The question of Chretien's source, on the other hand, is, I'm pretty sure, still an open question.
Eyes may glaze over, here, so, be warned.
Chretien claimed in the introduction to "Lancelot, or, The Knight of the Cart" that he had his story from Marie de Champagne. I seem to recall he'd said she'd given him a book, but my translation, now I look at it, only says she'd given him the material. At the time he was writing, it was fashionable to claim that you had some ancient source--it gave your work authenticity and weight, the idea of being "original" wasn't valued the same way we tend to these days. So there's every possibility that there never was any such book. Add in the fact that this happens to be the first appearance of Lancelot--Chretien obviously did a lot of inventing.
But Chretien didn't make the story up--it's the abduction of Guenevere, and there are at least two older versions. Neither of them includes Lancelot, of course. Either or both might have been Chretien's source, but there's no way of knowing for sure. One is a Life of Gildas, and the other is actually only a carving in the wall--an archivolt, actually--of a church in Modena, so that one probably wasn't his source, exactly, but the artist obviously got the story from somewhere else.

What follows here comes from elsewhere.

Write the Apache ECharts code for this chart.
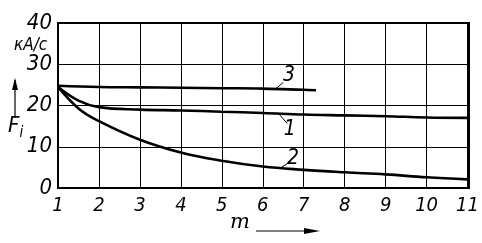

Tanget time! The Modena Archivolt has no sign of Lancelot--but Gawain is there. And Gawain appears in Chretien's Lancelot. He attempts a rescue, but fails. It strikes me as likely that Gawain was the original hero of the story Chretien was working from. Interestingly, the same is true in Chretien's Perceval--Gawain is also out looking. Chretien never finished it, but in the later continuations and adapatations, including the version most commonly known now, Gawain fails. Sometimes miserably. There was a time when Gawain was the supreme knight, the model of courtesy and bravery, but as time went by he became less admired. In the Lancelot Grail, he's treated very badly.
(In a part of the intro that Steve cut, I said that most Arthurian enthusiasts I'd run into had a favorite knight. Mine happens to be Sir Gawain. So I have little patience with the way the author of the LG (and ultimately Malory) makes Gawain's courtesy a sign of corruption, a sign that he's too bound up with the world to recognize spiritual things. The Gawain of the LG is venal and vengeful, rather that courteous and brave. It's done partly to make Galahad--the invention of the LG author--look better.)
No one's ever found a source for the Grail story, either, beyond Chretien. But I wonder if he had a source, and if Gawain was originally the hero of that story? There's no way of knowing, really, but it's interesting to ponder. If the topic interests one, of course.